:: EXERCISE REQUIREMENTS ::
Print the lines of the listing below verbatim from its first line through the line bearing "the axis break". Any pictures are to be omitted.
[begin RECORDED INFORMATION]
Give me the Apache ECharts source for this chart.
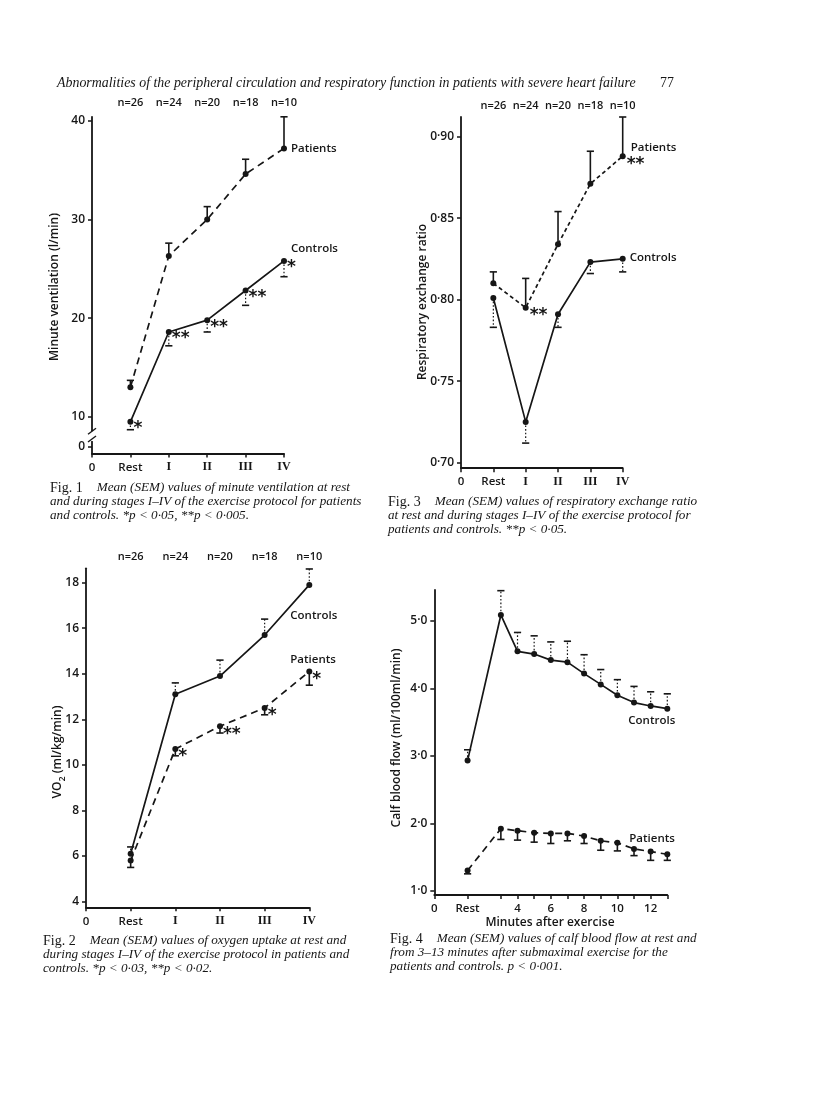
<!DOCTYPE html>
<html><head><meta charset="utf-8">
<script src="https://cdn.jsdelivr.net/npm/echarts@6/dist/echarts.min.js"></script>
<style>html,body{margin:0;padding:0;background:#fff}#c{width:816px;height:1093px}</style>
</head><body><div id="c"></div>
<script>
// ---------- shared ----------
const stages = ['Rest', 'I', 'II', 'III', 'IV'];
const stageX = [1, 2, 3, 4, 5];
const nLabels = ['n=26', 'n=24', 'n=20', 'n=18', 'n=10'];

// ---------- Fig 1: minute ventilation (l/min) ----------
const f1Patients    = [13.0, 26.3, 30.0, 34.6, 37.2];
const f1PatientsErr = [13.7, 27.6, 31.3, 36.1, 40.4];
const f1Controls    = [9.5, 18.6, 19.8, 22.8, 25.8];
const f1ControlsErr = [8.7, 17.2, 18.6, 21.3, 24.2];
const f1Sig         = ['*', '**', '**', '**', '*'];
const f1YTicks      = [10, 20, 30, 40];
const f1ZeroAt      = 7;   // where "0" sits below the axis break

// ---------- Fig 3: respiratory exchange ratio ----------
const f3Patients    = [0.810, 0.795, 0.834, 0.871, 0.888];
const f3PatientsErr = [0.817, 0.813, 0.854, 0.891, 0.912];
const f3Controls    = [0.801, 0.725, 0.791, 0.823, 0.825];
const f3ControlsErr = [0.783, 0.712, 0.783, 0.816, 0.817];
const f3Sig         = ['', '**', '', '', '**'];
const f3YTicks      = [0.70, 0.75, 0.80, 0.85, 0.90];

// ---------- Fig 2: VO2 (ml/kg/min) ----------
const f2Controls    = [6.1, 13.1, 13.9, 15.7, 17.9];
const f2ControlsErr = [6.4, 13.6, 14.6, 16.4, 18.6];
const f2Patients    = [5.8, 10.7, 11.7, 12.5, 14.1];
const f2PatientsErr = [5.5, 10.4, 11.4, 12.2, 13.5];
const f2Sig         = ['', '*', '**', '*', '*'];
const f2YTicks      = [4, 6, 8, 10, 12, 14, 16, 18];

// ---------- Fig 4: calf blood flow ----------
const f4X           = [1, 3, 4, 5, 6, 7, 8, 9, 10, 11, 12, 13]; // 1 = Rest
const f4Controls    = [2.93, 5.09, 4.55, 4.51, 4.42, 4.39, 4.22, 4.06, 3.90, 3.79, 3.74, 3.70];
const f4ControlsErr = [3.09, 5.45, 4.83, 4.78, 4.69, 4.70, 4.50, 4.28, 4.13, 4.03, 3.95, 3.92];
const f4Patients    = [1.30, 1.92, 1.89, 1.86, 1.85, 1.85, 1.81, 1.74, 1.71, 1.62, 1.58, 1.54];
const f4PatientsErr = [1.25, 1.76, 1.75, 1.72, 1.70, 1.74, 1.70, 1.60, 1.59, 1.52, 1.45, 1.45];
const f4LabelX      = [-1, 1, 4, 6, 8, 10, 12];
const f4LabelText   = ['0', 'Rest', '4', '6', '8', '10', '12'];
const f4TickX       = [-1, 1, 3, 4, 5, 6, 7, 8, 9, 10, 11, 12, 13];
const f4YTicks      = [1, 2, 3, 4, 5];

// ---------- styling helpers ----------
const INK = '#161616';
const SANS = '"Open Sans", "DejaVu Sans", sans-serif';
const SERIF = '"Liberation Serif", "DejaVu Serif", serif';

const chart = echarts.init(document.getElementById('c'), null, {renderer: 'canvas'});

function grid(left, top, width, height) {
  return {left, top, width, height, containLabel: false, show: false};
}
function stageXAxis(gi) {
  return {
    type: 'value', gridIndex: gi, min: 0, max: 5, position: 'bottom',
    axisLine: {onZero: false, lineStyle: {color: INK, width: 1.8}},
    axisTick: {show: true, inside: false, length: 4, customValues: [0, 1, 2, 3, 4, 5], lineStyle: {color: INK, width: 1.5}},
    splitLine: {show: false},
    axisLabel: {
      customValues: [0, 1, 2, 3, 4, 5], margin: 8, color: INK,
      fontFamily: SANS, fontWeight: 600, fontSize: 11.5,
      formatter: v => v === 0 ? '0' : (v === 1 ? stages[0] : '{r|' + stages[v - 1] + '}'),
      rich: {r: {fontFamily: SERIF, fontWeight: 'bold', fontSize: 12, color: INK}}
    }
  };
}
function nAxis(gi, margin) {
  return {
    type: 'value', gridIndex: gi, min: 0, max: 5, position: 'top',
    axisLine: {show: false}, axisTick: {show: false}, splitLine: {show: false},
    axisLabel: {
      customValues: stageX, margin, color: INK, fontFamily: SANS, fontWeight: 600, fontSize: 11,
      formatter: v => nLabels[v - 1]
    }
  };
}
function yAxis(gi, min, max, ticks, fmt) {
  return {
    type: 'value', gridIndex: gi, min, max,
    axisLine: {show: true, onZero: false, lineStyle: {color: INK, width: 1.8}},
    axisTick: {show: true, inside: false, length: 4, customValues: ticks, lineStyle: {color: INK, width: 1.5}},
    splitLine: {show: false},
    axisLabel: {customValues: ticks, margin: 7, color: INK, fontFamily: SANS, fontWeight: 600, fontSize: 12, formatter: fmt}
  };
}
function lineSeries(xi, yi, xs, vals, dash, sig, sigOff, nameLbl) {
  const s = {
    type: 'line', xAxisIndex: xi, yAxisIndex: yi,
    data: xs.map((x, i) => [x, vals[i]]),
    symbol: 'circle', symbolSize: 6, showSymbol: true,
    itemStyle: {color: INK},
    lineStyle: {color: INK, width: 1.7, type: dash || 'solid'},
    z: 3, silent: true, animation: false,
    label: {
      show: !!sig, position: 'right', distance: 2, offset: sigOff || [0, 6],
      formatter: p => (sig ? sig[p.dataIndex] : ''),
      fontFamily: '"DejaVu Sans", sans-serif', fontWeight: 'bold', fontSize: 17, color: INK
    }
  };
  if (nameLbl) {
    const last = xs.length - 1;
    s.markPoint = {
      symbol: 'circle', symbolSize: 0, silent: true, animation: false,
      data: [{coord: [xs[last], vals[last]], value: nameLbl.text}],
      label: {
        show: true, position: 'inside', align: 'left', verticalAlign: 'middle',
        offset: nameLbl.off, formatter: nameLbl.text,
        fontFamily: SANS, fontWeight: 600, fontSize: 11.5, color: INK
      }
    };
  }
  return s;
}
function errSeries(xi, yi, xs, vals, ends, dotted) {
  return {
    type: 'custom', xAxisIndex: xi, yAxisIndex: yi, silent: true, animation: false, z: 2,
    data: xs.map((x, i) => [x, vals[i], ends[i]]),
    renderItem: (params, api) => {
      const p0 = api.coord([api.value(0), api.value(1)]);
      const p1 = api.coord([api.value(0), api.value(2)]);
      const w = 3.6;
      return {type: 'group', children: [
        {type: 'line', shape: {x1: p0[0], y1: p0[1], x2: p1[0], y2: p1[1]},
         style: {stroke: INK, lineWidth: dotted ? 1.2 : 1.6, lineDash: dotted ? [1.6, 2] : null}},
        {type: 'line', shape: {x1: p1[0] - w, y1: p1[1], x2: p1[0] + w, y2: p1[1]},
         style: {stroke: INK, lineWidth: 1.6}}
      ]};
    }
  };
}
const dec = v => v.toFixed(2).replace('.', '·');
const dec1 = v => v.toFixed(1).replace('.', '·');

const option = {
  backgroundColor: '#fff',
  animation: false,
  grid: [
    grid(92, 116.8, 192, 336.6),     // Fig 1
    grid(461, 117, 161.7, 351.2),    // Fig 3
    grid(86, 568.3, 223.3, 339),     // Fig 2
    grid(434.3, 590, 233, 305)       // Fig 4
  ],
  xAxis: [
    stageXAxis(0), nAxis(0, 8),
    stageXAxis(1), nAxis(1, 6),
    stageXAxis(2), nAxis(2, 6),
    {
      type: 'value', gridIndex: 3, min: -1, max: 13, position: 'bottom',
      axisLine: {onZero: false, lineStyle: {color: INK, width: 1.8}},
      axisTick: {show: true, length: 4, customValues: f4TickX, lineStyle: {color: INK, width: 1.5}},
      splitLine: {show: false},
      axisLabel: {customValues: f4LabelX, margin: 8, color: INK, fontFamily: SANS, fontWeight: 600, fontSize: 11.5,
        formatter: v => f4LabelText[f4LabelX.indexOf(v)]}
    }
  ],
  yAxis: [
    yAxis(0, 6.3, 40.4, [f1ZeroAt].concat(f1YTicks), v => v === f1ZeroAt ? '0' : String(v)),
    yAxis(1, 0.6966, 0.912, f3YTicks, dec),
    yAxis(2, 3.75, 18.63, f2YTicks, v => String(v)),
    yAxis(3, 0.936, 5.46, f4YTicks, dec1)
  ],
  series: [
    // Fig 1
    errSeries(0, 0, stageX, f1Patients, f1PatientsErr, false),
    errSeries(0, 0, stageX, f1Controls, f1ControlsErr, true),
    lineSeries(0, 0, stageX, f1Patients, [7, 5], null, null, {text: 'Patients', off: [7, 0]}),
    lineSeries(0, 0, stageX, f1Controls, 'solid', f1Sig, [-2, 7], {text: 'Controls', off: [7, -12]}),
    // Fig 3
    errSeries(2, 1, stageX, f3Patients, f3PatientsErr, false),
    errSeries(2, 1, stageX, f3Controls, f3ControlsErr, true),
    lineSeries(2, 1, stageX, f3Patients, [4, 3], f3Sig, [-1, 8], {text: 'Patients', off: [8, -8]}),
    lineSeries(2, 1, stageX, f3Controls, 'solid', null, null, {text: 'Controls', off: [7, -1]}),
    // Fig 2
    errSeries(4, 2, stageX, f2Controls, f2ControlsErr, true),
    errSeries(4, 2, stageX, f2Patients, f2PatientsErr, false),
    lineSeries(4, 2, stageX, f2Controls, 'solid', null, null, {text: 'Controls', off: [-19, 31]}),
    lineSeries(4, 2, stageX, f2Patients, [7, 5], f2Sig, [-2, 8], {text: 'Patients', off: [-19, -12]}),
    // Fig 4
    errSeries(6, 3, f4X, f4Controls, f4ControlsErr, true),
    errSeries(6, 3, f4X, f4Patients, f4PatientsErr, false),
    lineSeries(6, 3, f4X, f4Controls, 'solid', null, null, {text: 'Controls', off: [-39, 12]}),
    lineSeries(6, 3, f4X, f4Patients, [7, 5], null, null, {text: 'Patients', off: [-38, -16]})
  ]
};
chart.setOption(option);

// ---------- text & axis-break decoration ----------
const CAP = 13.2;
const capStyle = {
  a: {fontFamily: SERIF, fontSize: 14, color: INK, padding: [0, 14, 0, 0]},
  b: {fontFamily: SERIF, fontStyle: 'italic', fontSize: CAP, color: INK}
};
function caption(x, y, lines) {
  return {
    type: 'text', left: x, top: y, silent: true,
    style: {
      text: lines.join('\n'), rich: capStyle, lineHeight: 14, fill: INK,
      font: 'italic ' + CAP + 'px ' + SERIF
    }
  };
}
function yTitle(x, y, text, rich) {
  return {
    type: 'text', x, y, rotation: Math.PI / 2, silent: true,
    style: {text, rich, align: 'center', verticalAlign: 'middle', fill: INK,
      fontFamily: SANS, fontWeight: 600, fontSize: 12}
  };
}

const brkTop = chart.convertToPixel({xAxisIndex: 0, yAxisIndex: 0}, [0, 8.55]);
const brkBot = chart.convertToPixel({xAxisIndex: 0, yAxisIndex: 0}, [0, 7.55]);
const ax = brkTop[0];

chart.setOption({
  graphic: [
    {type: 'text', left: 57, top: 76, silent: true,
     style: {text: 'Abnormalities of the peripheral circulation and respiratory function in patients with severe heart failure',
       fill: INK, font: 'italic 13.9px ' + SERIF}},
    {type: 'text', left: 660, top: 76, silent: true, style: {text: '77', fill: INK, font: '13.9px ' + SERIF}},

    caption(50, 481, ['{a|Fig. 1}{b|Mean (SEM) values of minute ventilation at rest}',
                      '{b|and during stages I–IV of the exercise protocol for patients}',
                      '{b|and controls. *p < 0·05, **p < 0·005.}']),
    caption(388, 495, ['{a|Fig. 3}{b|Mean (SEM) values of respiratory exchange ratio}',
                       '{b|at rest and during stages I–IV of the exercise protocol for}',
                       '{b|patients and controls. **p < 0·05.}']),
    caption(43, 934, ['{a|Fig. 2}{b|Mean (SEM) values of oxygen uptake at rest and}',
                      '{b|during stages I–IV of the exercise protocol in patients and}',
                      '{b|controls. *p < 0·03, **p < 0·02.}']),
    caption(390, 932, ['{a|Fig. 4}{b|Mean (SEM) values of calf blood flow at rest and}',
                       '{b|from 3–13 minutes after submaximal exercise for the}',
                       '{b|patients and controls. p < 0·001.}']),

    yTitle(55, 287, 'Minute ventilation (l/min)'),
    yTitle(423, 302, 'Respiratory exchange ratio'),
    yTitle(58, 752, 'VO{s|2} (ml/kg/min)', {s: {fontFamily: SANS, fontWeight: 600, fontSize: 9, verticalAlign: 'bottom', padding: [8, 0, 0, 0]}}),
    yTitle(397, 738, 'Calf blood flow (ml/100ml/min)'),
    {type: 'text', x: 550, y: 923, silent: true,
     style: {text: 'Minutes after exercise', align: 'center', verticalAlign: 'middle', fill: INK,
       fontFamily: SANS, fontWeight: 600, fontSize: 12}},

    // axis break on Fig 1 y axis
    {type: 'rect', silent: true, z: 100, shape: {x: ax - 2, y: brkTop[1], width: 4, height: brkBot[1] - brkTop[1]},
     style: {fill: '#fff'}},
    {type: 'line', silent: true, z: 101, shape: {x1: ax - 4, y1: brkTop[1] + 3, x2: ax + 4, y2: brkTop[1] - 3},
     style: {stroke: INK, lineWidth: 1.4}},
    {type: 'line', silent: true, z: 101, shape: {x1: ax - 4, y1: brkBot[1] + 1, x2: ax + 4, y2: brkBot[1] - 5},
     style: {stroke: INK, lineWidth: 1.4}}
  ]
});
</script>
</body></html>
[end RECORDED INFORMATION]
:: SOLUTION TO THIS EXERCISE ::
Give me the Apache ECharts source for this chart.
<!DOCTYPE html>
<html><head><meta charset="utf-8">
<script src="https://cdn.jsdelivr.net/npm/echarts@6/dist/echarts.min.js"></script>
<style>html,body{margin:0;padding:0;background:#fff}#c{width:816px;height:1093px}</style>
</head><body><div id="c"></div>
<script>
// ---------- shared ----------
const stages = ['Rest', 'I', 'II', 'III', 'IV'];
const stageX = [1, 2, 3, 4, 5];
const nLabels = ['n=26', 'n=24', 'n=20', 'n=18', 'n=10'];

// ---------- Fig 1: minute ventilation (l/min) ----------
const f1Patients    = [13.0, 26.3, 30.0, 34.6, 37.2];
const f1PatientsErr = [13.7, 27.6, 31.3, 36.1, 40.4];
const f1Controls    = [9.5, 18.6, 19.8, 22.8, 25.8];
const f1ControlsErr = [8.7, 17.2, 18.6, 21.3, 24.2];
const f1Sig         = ['*', '**', '**', '**', '*'];
const f1YTicks      = [10, 20, 30, 40];
const f1ZeroAt      = 7;   // where "0" sits below the axis break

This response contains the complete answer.